Scaling a mountain, even a figurative one, sometimes requires making changes on the fly.
Catalyze, an early-stage healthtech company based in Madison, WI, previously used a mountaineering theme when choosing names for its primary software applications. It chose the climbing term Redpoint for its health data integration product, while its hosting and compliance offering was called Stratum.
Now the startup says it has scrapped those labels and changed the name of the company itself, from Catalyze to Datica.
In a blog post on Datica’s website, co-founder and CEO Travis Good writes that his company spent nearly three years trying to trademark “Catalyze,” but those efforts were unsuccessful. Attempts to purchase the domain Catalyze.com were also fruitless. The owner was “unwilling to sell at any price,” Good writes.
According to the legal website Justia, the company filed a trademark application for “Datica” in November.
Marcia Noyes, Datica’s director of communications, says that the company anticipates it will the receive the trademark later this year and is not “expecting any major roadblocks.”
Another reason for the change is that a number of healthcare organizations and initiatives have “catalyze” or “catalyst” in their names, Noyes says. They include the Salt Lake City-based company Health Catalyst, as well as Health Catalyst Capital Management, a venture fund based in New York.
“Our name got diluted,” Noyes says. “We were getting mixed up with other companies and organizations.”
Redpoint, which brokers connections so that healthcare software developers can get data into and out of electronic health records systems at hospitals and clinics, is now called “Managed Integration.”
Stratum will henceforth be known as “Compliant Cloud.” That product is aimed at helping clients access servers and databases in a way that’s compliant with HIPAA, a federal law that regulates the use, disclosure, and transmission of protected patient health information.
Datica has raised more than $12.5 million in outside financing since launching in 2013. That total includes a $6.5 million Series B equity funding round, which closed in September.
The startup says it has more than 100 customers.

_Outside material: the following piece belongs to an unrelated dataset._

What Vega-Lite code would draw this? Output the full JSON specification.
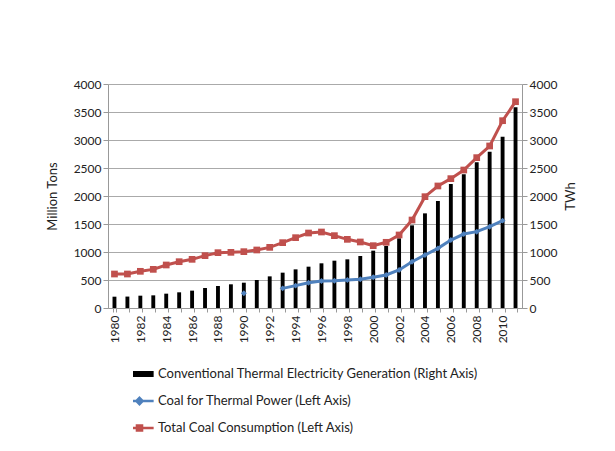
{
  "$schema": "https://vega.github.io/schema/vega-lite/v6.json",
  "autosize": "none",
  "width": 414,
  "height": 224,
  "padding": {"left": 108, "top": 84, "right": 93, "bottom": 143},
  "background": "white",
  "config": {
    "font": "Lato",
    "view": {"stroke": null},
    "axis": {"labelFont": "Lato", "titleFont": "Lato", "labelColor": "#222", "titleColor": "#222", "labelFontSize": 12, "titleFontSize": 13, "titleFontWeight": "normal", "domainColor": "#999", "tickColor": "#999", "gridColor": "#aaa"}
  },
  "data": {"values": [
    {"year": 1980, "gen": 202, "thermal": null, "total": 607},
    {"year": 1981, "gen": 204, "thermal": null, "total": 607},
    {"year": 1982, "gen": 220, "thermal": null, "total": 655},
    {"year": 1983, "gen": 226, "thermal": null, "total": 690},
    {"year": 1984, "gen": 256, "thermal": null, "total": 768},
    {"year": 1985, "gen": 280, "thermal": null, "total": 827},
    {"year": 1986, "gen": 310, "thermal": null, "total": 869},
    {"year": 1987, "gen": 357, "thermal": null, "total": 935},
    {"year": 1988, "gen": 393, "thermal": null, "total": 988},
    {"year": 1989, "gen": 423, "thermal": null, "total": 994},
    {"year": 1990, "gen": 452, "thermal": 262, "total": 1006},
    {"year": 1991, "gen": 500, "thermal": null, "total": 1036},
    {"year": 1992, "gen": 565, "thermal": null, "total": 1083},
    {"year": 1993, "gen": 631, "thermal": 351, "total": 1167},
    {"year": 1994, "gen": 690, "thermal": 399, "total": 1256},
    {"year": 1995, "gen": 738, "thermal": 452, "total": 1339},
    {"year": 1996, "gen": 798, "thermal": 482, "total": 1357},
    {"year": 1997, "gen": 845, "thermal": 488, "total": 1292},
    {"year": 1998, "gen": 869, "thermal": 500, "total": 1226},
    {"year": 1999, "gen": 929, "thermal": 512, "total": 1179},
    {"year": 2000, "gen": 1024, "thermal": 548, "total": 1113},
    {"year": 2001, "gen": 1107, "thermal": 589, "total": 1173},
    {"year": 2002, "gen": 1244, "thermal": 679, "total": 1304},
    {"year": 2003, "gen": 1476, "thermal": 827, "total": 1571},
    {"year": 2004, "gen": 1690, "thermal": 946, "total": 1988},
    {"year": 2005, "gen": 1911, "thermal": 1065, "total": 2179},
    {"year": 2006, "gen": 2214, "thermal": 1214, "total": 2310},
    {"year": 2007, "gen": 2387, "thermal": 1321, "total": 2464},
    {"year": 2008, "gen": 2601, "thermal": 1363, "total": 2685},
    {"year": 2009, "gen": 2792, "thermal": 1452, "total": 2893},
    {"year": 2010, "gen": 3060, "thermal": 1560, "total": 3345},
    {"year": 2011, "gen": 3584, "thermal": null, "total": 3684}
  ]},
  "encoding": {
    "x": {
      "field": "year", "type": "ordinal",
      "scale": {"paddingInner": 0.7, "paddingOuter": 0.35},
      "axis": {"title": null, "labelAngle": -90, "labelAlign": "right", "labelBaseline": "middle", "labelExpr": "datum.value % 2 == 0 ? datum.label : ''", "tickBand": "extent", "tickSize": 4, "grid": false, "labelPadding": 3}
    }
  },
  "layer": [
    {
      "mark": {"type": "bar", "color": "black"},
      "encoding": {
        "y": {"field": "gen", "type": "quantitative", "scale": {"domain": [0, 4000]}, "axis": {"orient": "right", "title": "TWh", "titleAngle": -90, "titleBaseline": "top", "format": "d", "values": [0,500,1000,1500,2000,2500,3000,3500,4000], "grid": false, "tickSize": 5, "titlePadding": 8}},
        "color": {"datum": "Conventional Thermal Electricity Generation (Right Axis)", "type": "nominal",
          "scale": {"domain": ["Conventional Thermal Electricity Generation (Right Axis)", "Coal for Thermal Power (Left Axis)", "Total Coal Consumption (Left Axis)"], "range": ["#000000", "#4F81BD", "#C0504D"]},
          "legend": {"title": null, "orient": "none", "legendX": 25, "legendY": 282, "direction": "vertical", "symbolType": "stroke", "symbolSize": 800, "symbolStrokeWidth": 3, "labelFont": "Lato", "labelFontSize": 13, "labelColor": "#222", "clipHeight": 16, "rowPadding": 11, "labelOffset": 12, "labelLimit": 500,
            "encode": {"symbols": {"update": {
              "strokeWidth": {"signal": "datum.index == 0 ? 6 : 2.5"},
              "shape": {"signal": "datum.index == 0 ? 'stroke' : (datum.index == 1 ? 'M-1,0H1M0,-0.22L0.22,0L0,0.22L-0.22,0Z' : 'M-1,0H1M-0.18,-0.18H0.18V0.18H-0.18Z')"},
              "fill": {"signal": "datum.index == 0 ? 'transparent' : (datum.index == 1 ? '#4F81BD' : '#C0504D')"}
            }}}}
        }
      }
    },
    {
      "layer": [
        {
          "mark": {"type": "line", "strokeWidth": 3, "invalid": "break-paths-show-domains", "point": {"shape": "diamond", "size": 35, "filled": true}},
          "encoding": {
            "y": {"field": "thermal", "type": "quantitative"},
            "color": {"datum": "Coal for Thermal Power (Left Axis)", "type": "nominal"}
          }
        },
        {
          "mark": {"type": "line", "strokeWidth": 3, "point": {"shape": "square", "size": 45, "filled": true}},
          "encoding": {
            "y": {"field": "total", "type": "quantitative"},
            "color": {"datum": "Total Coal Consumption (Left Axis)", "type": "nominal"}
          }
        }
      ],
      "encoding": {
        "y": {"type": "quantitative", "scale": {"domain": [0, 4000]}, "axis": {"orient": "left", "title": "Million Tons", "format": "d", "values": [0,500,1000,1500,2000,2500,3000,3500,4000], "grid": true, "tickSize": 5, "titlePadding": 14}}
      }
    }
  ],
  "resolve": {"scale": {"y": "independent"}, "axis": {"y": "independent"}}
}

Some of them are healthcare providers, such as the Department of Veterans Affairs (VA) and Hurley Medical Center in Flint, MI. Other clients include Johnson & Johnson (NYSE: [[ticker:JNJ]]) and UnitedHealthcare (NYSE: [[ticker:UNH]]), which are giants in the pharmaceuticals and health insurance industries, respectively.
According to Good’s blog post, Datica has made significant progress during the relatively brief span it has been in business. But he writes that hospitals and digital health companies are still a long way from the summit when it comes to exchanging data.
“True interoperability is years, if not decades, away from realization,” Good writes. “We don’t pretend to think Datica or anyone else has a silver bullet for absolute interoperability, but connecting vendors and solutions to health systems is how innovation happens.”